Copy out all lines in the data below containing the string "document".

+---+

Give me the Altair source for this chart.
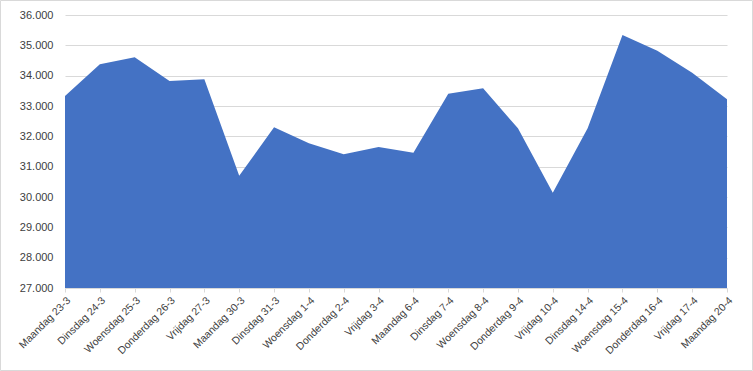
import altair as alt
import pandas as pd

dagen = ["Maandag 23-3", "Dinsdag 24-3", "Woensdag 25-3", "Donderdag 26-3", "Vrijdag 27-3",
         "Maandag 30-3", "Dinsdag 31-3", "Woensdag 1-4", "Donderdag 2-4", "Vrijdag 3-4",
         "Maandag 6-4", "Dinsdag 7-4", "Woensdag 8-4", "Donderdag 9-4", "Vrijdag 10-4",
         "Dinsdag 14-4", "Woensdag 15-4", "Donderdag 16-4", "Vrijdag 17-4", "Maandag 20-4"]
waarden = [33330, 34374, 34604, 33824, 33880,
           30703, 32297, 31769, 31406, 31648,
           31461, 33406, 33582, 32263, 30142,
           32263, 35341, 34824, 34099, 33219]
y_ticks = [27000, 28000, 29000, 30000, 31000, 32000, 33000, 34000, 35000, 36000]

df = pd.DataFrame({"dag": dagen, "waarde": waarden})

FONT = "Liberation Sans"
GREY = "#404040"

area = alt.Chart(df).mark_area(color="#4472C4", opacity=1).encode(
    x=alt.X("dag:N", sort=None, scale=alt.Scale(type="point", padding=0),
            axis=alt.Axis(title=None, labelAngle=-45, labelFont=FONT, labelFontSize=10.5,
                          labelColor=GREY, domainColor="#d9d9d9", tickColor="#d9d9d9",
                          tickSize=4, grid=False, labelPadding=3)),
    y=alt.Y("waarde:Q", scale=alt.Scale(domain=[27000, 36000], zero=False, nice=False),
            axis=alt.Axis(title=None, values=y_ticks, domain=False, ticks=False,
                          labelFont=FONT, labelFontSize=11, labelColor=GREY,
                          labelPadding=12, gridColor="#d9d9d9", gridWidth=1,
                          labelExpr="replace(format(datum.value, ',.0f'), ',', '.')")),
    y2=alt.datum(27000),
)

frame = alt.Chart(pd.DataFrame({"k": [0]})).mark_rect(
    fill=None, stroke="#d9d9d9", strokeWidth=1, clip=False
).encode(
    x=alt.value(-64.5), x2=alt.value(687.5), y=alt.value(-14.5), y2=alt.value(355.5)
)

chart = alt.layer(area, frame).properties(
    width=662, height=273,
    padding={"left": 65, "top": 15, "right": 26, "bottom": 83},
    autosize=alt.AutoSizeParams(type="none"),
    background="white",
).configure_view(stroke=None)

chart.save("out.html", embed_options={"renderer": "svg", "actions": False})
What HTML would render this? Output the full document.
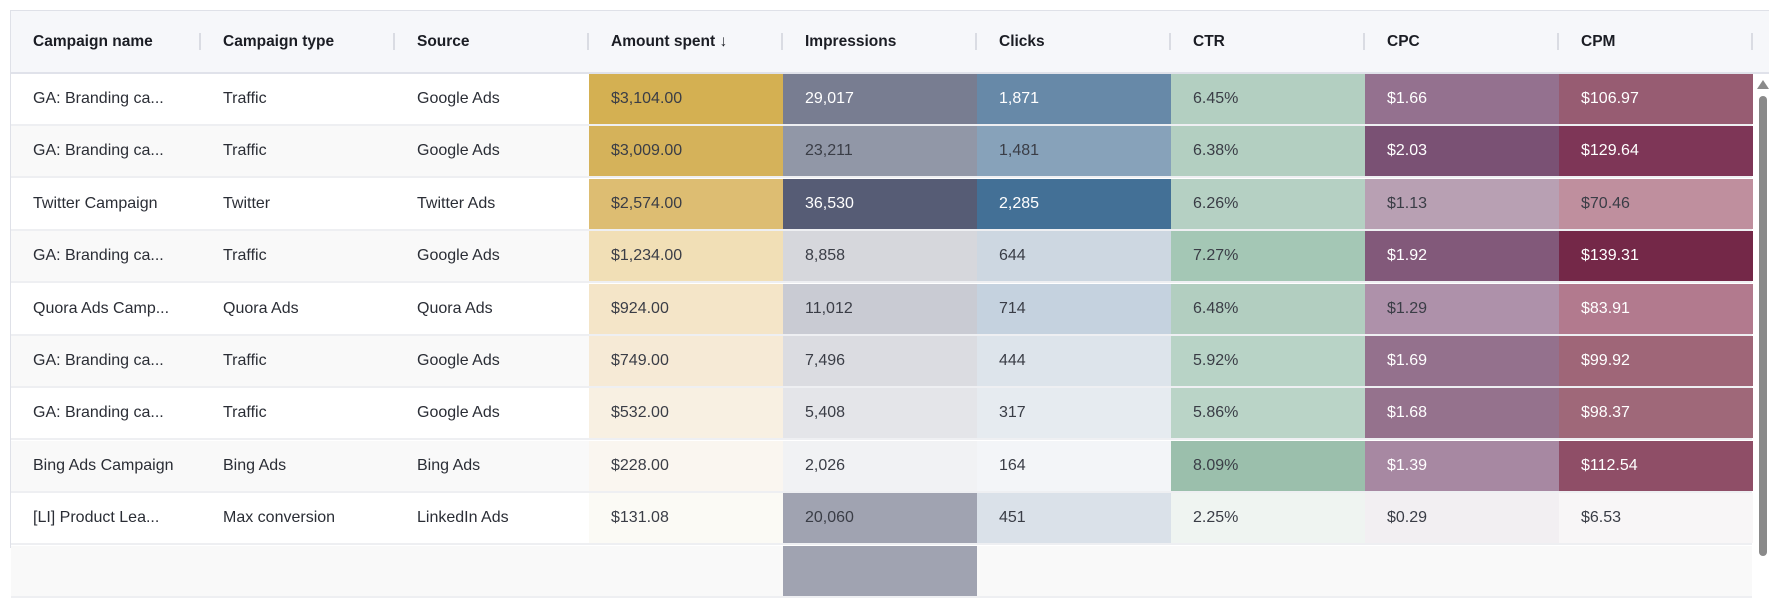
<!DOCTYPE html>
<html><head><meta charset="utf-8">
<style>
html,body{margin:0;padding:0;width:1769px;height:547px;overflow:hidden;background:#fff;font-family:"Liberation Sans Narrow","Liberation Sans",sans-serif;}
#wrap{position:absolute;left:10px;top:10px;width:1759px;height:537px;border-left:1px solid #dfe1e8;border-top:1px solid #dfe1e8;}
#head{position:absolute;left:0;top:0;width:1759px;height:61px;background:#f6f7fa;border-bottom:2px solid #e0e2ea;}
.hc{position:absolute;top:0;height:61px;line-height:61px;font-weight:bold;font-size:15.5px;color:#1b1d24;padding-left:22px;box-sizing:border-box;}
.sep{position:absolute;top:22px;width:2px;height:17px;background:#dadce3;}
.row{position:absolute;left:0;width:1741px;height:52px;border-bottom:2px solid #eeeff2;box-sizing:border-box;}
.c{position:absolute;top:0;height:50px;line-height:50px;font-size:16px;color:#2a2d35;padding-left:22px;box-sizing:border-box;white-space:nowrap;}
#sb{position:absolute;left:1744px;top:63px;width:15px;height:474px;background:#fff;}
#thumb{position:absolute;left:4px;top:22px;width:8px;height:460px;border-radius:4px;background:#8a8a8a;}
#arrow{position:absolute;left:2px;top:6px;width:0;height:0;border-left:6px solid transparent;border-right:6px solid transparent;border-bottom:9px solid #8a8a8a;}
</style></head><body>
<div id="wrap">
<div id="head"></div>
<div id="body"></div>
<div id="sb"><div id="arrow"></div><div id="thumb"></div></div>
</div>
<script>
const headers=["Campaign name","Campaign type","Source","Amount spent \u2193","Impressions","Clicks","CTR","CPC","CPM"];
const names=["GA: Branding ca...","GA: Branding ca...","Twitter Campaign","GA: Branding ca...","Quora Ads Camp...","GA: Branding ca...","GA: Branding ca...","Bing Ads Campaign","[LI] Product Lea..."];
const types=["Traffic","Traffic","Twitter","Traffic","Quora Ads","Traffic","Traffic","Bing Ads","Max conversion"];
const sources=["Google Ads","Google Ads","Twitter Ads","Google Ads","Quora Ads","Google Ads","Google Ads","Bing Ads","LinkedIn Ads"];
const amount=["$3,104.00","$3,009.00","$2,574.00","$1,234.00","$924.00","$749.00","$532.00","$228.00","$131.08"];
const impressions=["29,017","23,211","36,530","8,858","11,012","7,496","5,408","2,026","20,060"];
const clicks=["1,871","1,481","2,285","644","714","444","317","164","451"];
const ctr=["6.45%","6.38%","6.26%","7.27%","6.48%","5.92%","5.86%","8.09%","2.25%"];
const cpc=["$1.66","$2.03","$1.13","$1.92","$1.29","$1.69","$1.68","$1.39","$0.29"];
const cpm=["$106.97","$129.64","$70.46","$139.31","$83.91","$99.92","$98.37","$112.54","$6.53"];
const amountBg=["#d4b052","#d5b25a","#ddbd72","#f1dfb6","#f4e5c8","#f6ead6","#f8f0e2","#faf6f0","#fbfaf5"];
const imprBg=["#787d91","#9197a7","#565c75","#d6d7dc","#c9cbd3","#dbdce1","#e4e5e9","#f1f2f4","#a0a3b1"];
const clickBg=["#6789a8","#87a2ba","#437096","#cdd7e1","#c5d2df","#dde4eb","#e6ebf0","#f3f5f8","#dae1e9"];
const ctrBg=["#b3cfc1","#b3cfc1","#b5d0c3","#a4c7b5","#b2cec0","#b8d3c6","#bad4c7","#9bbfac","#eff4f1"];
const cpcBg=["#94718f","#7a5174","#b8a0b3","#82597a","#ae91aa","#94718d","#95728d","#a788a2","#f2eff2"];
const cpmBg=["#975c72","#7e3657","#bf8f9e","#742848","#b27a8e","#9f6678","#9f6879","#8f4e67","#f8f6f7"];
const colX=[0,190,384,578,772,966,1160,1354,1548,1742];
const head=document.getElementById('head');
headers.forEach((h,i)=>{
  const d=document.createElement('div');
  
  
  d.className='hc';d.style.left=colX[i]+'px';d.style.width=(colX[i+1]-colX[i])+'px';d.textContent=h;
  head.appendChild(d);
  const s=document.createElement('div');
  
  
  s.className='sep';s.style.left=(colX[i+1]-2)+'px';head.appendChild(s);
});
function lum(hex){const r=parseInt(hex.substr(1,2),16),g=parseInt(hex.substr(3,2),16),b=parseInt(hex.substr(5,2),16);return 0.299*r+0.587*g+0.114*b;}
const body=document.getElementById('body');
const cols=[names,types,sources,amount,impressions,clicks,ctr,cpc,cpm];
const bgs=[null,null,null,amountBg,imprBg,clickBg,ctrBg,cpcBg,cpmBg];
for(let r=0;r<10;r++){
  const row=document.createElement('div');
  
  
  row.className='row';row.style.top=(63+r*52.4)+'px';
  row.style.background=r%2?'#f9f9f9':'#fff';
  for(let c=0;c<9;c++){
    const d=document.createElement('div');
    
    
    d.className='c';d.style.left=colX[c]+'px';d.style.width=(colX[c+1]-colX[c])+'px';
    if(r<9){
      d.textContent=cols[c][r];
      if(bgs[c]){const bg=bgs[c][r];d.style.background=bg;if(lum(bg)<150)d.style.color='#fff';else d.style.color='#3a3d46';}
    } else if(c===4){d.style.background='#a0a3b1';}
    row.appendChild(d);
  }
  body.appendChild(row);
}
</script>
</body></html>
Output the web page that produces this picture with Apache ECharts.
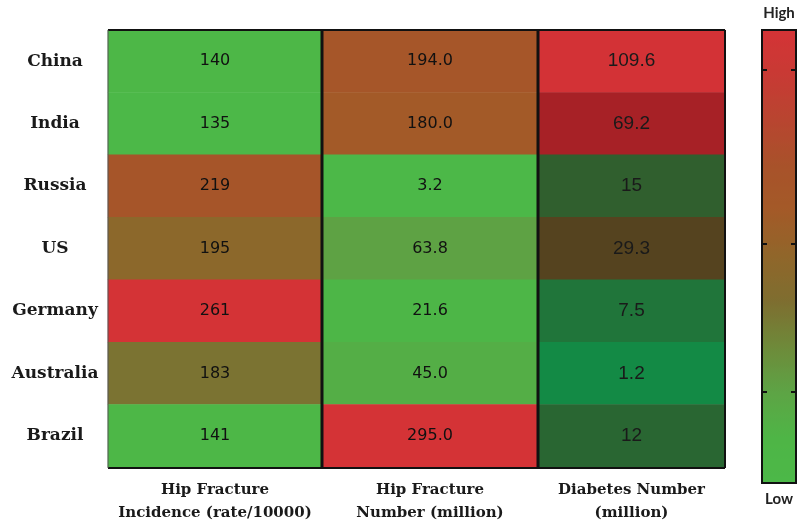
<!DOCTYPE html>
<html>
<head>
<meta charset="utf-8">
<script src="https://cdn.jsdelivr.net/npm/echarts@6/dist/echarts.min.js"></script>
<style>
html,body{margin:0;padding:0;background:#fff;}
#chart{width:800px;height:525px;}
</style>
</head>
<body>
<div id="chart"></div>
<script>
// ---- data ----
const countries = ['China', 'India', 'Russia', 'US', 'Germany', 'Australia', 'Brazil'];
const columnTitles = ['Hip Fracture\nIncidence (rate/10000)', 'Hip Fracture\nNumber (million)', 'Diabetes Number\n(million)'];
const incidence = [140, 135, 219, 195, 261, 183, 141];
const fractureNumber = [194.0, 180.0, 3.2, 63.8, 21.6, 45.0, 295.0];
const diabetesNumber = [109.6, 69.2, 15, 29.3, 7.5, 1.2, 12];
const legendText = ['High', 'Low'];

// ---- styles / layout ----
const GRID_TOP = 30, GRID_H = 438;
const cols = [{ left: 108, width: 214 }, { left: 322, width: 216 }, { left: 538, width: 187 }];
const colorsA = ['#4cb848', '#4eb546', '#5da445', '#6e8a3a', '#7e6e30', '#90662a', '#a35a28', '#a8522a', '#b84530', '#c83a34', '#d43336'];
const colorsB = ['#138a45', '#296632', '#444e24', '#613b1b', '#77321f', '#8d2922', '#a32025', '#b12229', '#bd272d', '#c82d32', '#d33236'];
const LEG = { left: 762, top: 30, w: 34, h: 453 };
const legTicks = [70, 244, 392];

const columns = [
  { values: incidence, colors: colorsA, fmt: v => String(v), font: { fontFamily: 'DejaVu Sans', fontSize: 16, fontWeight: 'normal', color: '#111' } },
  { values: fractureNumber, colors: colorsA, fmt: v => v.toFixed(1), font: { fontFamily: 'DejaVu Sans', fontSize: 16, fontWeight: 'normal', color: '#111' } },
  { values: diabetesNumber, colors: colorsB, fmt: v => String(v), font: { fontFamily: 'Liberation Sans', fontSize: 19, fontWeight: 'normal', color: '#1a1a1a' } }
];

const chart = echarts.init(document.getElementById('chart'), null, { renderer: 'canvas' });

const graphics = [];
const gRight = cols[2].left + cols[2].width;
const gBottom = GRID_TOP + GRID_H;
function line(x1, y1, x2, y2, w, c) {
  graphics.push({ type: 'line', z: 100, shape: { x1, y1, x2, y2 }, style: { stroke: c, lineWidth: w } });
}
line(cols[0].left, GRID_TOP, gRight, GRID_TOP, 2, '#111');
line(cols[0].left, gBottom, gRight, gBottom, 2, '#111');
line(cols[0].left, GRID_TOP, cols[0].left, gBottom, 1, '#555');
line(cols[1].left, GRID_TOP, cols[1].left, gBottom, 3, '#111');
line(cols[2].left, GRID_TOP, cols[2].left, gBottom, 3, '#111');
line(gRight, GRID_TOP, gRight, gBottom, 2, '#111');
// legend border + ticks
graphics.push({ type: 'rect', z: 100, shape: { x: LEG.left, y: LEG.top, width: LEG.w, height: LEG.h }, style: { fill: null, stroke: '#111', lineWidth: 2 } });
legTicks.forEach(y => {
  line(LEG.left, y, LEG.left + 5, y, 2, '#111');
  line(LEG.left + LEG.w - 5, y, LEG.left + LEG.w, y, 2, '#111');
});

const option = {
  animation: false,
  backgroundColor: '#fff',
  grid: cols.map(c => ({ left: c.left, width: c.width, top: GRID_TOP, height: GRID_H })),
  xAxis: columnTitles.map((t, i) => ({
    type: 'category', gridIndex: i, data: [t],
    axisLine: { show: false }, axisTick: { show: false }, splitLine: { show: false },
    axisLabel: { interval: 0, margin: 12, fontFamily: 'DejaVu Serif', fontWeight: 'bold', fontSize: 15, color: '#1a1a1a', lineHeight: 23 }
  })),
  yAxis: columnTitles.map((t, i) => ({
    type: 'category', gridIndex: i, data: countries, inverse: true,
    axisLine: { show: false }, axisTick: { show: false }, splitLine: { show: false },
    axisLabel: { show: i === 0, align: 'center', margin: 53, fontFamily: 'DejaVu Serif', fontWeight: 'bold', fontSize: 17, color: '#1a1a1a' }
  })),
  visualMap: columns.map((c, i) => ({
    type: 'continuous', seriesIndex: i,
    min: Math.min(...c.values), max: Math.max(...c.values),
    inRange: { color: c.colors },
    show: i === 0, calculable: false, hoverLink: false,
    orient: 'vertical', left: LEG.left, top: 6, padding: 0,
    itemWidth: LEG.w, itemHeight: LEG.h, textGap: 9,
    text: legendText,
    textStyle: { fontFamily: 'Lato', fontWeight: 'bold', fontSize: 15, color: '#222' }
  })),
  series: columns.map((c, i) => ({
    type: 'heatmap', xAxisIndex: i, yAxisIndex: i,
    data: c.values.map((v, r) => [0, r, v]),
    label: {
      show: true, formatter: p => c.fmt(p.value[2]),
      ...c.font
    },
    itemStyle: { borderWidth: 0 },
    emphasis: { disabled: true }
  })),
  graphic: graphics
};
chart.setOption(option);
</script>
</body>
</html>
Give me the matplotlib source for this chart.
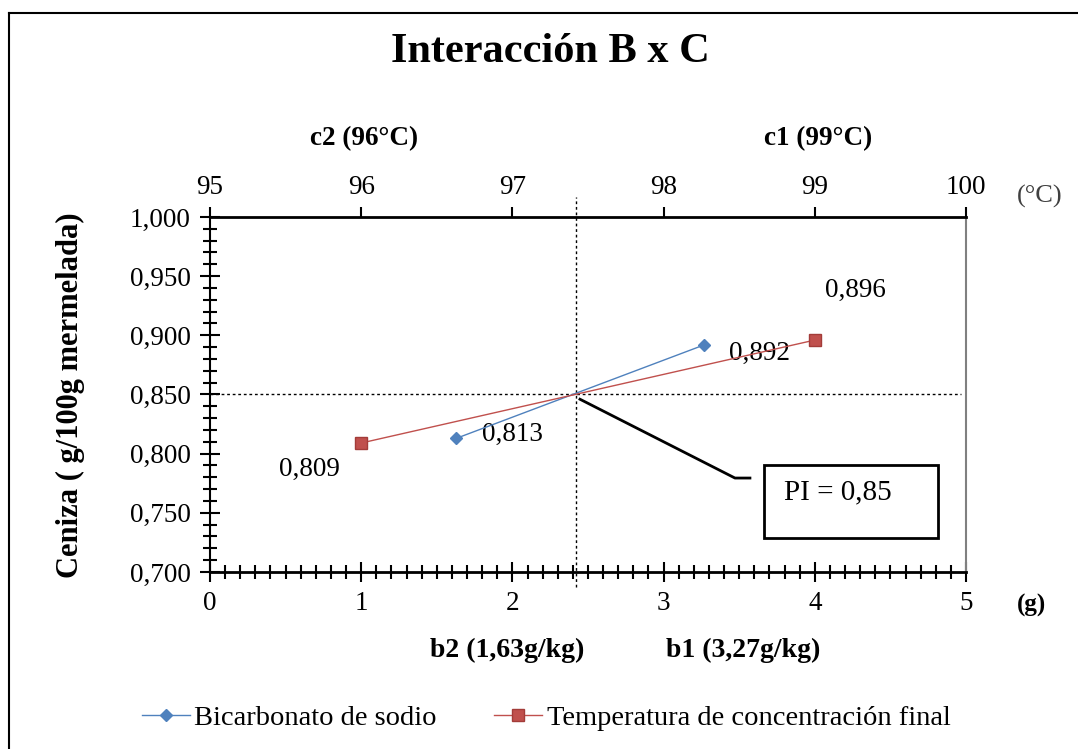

+---+

→ **SOLUTION**:
What HTML would render this? Output the full document.
const head=document.getElementById('head');
  const d=document.createElement('div');
  const s=document.createElement('div');
const body=document.getElementById('body');
  const row=document.createElement('div');
    const d=document.createElement('div');
const chart = echarts.init(document.getElementById('chart'), null, { renderer: 'canvas' });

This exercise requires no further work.